I need Logan Howlett to fucking hug me :(
I need him to pick me up and hold me close, to let me wrap my legs around his waist and cling to him and never let go type stuff.
I need his big ass palms pressing against my back, keeping me close to him while he strokes my back or draws little patterns on my shoulder or something.
I need him to kiss my forehead and lean his head against mine and tell me it's all going to be alright while rocking me back and forth and shushing me gently.
I need him to just silently hug me and let me cry into his shoulder for as much as I possibly can, until I eventually get uncomfortable in the position and he has to let me back down on my feet.
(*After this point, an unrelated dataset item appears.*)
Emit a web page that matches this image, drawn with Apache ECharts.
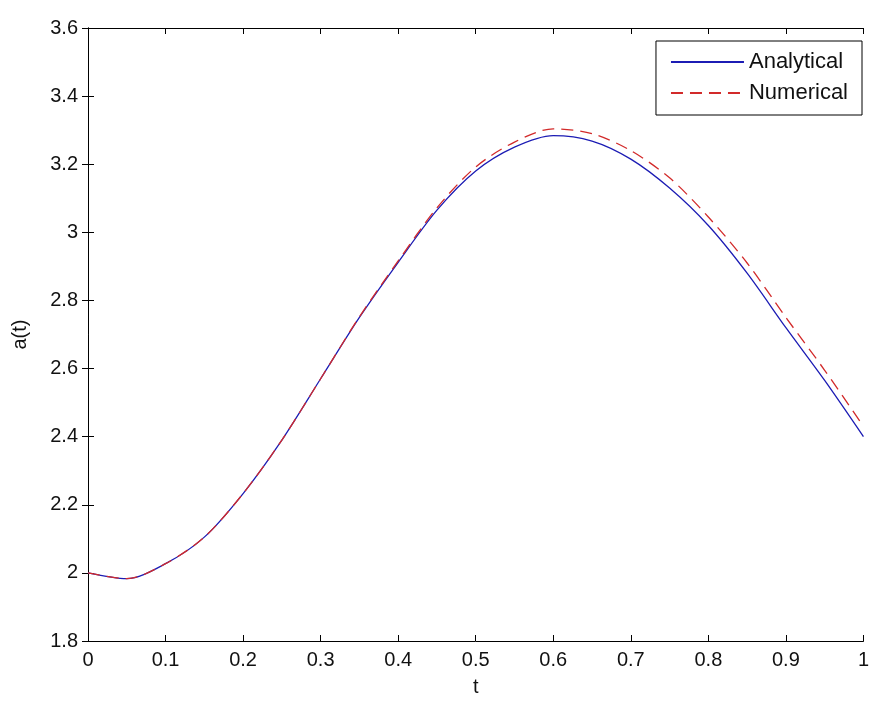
<!DOCTYPE html>
<html>
<head>
<meta charset="utf-8">
<script src="https://cdn.jsdelivr.net/npm/echarts@6/dist/echarts.min.js"></script>
<style>
  html, body { margin: 0; padding: 0; background: #fff; }
  #main { width: 872px; height: 702px; }
</style>
</head>
<body>
<div id="main"></div>
<script>
// time samples
var tVals = [0, 0.05, 0.1, 0.15, 0.2, 0.25, 0.3, 0.35, 0.4, 0.45, 0.5,
             0.55, 0.6, 0.65, 0.7, 0.75, 0.8, 0.85, 0.9, 0.95, 1];
// a(t)
var analytical = [2.000, 1.983, 2.027, 2.105, 2.233, 2.390, 2.570, 2.750, 2.912, 3.065, 3.180,
                  3.250, 3.284, 3.268, 3.215, 3.130, 3.020, 2.880, 2.720, 2.565, 2.400];
var numerical  = [2.000, 1.983, 2.027, 2.105, 2.233, 2.390, 2.570, 2.752, 2.916, 3.072, 3.192,
                  3.265, 3.304, 3.290, 3.240, 3.160, 3.045, 2.910, 2.750, 2.595, 2.430];
var seriesNames = ['Analytical', 'Numerical'];

function pairs(ys) {
    return tVals.map(function (t, i) { return [t, ys[i]]; });
}

var font = '"Liberation Sans", Arial, sans-serif';
var myChart = echarts.init(document.getElementById('main'));

var xBase = { type: 'value', min: 0, max: 1, interval: 0.1, splitLine: { show: false },
    axisLine: { show: true, lineStyle: { color: '#000', width: 1 } },
    axisTick: { show: true, inside: true, length: 6, lineStyle: { color: '#000' } } };
var yBase = { type: 'value', min: 1.8, max: 3.6, interval: 0.2, splitLine: { show: false },
    axisLine: { show: true, lineStyle: { color: '#000', width: 1 } },
    axisTick: { show: true, inside: true, length: 6, lineStyle: { color: '#000' } } };

var option = {
    backgroundColor: '#fff',
    animation: false,
    grid: { left: 88, right: 4, top: 28, bottom: 59, containLabel: false },
    legend: {
        data: seriesNames,
        orient: 'vertical',
        right: 10,
        top: 41,
        padding: [10, 14, 11, 14],
        itemGap: 9,
        itemWidth: 73,
        itemHeight: 16,
        borderColor: '#000',
        borderWidth: 1,
        backgroundColor: '#fff',
        itemStyle: { opacity: 0 },
        textStyle: { fontFamily: font, fontSize: 22, color: '#111' }
    },
    xAxis: [
        Object.assign({}, xBase, {
            position: 'bottom',
            name: 't', nameLocation: 'middle', nameGap: 36,
            nameTextStyle: { fontFamily: font, fontSize: 20, color: '#111' },
            axisLabel: { fontFamily: font, fontSize: 20, color: '#111', margin: 9 }
        }),
        Object.assign({}, xBase, { position: 'top', axisLabel: { show: false } })
    ],
    yAxis: [
        Object.assign({}, yBase, {
            position: 'left',
            name: 'a(t)', nameLocation: 'middle', nameGap: 58,
            nameTextStyle: { fontFamily: font, fontSize: 20, color: '#111' },
            axisLabel: { fontFamily: font, fontSize: 20, color: '#111', margin: 10 }
        }),
        Object.assign({}, yBase, { position: 'right', axisLabel: { show: false } })
    ],
    series: [
        {
            name: seriesNames[0],
            type: 'line',
            data: pairs(analytical),
            smooth: 0.3,
            symbol: 'none',
            lineStyle: { color: '#1c1cb4', width: 1.3 },
            itemStyle: { color: '#1c1cb4' }
        },
        {
            name: seriesNames[1],
            type: 'line',
            data: pairs(numerical),
            smooth: 0.3,
            symbol: 'none',
            lineStyle: { color: '#d22a2a', width: 1.3, type: [12, 7] },
            itemStyle: { color: '#d22a2a' }
        }
    ]
};

myChart.setOption(option);
</script>
</body>
</html>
Only to hold me ever the more close.
When I'm done crying, I need him to speak to me in that soft and gentle voice he usually reserves for Jubilee and ask me if I wanna watch a movie or eat. And then when I eventually tell him I'm way too tired and feel way too miserable, I need him to tell me that's okay and let me hold his hand while we go to my room so I can sleep.
And then when I ask him to stay, I need him to nod and ruffle my hair and tell me about his day or about memories and experiences of his until I doze off. Or maybe I need him to lay down next to me and pull me into his chest and let me stay there, squeezing me gently when he feels how unsteady my breaths are or how shaky my shoulders feel.
In conclusion, a hug from the Wolverine would probably fix me.